The service sector grew last year at a faster rate than the production sector for the first time since the collapse of the Soviet Union, the World Bank said Wednesday.

The share of financial, telecoms, transport, tourism and other services in gross domestic product grew 5.4 percent in 2002 and now accounts for 51.5 percent of GDP, putting the sector back roughly to where it was before the financial collapse of 1998, according to the World Bank's quarterly report on the Russian economy, which was based on State Statistics Committee figures.

Some economists said the growth in the sector was even higher, but harder to calculate because much of the activity is unaccounted for.

"I think that real numbers were much higher because the lion's share of the services sector remains in the shadow economy and is not reflected anywhere," said Renaissance Capital economist Alexei Moiseyev.

The share of manufacturing in GDP grew only 3.2 percent in 2002, almost half the growth showed by the services sector.

The World Bank's chief economist for Russia, Christof Ruhl, blamed several factors for the slowdown, including higher production costs due to the strengthening ruble.

Ruhl applauded the return of healthy growth in the services sector, but said stagnating production was indicative of a resource-dependant economy.

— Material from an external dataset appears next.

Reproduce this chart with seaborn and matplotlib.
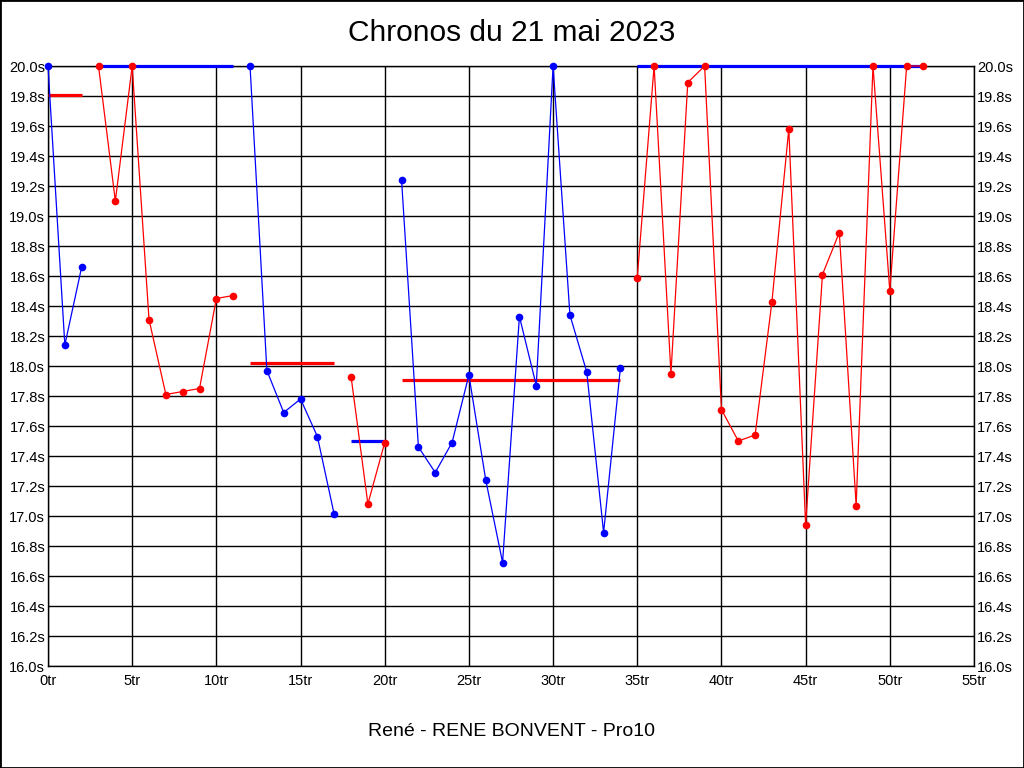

If the economy continues to be dependent on externally-driven prices like those for oil, growth in "the services and export sectors may not be able to compensate for employment losses in the industrial sector," he said.

The government has tasked its Economic Development and Trade Ministry with correcting the imbalance in its new medium-term strategy, but forced diversification of the economy has its own risks.

In this year's federal budget, for example, structural changes in the economy are not a priority, Ruhl said.

The biggest increases in this year's budget went to defense, law enforcement, legal reform, research and education.

All of these areas are important, according to the World Bank, but the spending bill does not dovetail with the government's structural reform program.

"In fact, we don't see any correlation between the two, so probably there should be more coordination between the authorities responsible for reforms and the authorities responsible for the budget," Ruhl said. "Any key reform is likely to cost money, whether administration reform or banking reform, but it is important to make such calculations."

The World Bank sees diversifying the economy without interfering in it as the government's main task over the next two years.

"There is a huge risk that when one says 'diversification,' others mean non-market measures, including subsidies," Ruhl said.

"But this would be a very big mistake, so in the end the government should find ways to diversify the economy by creating incentives."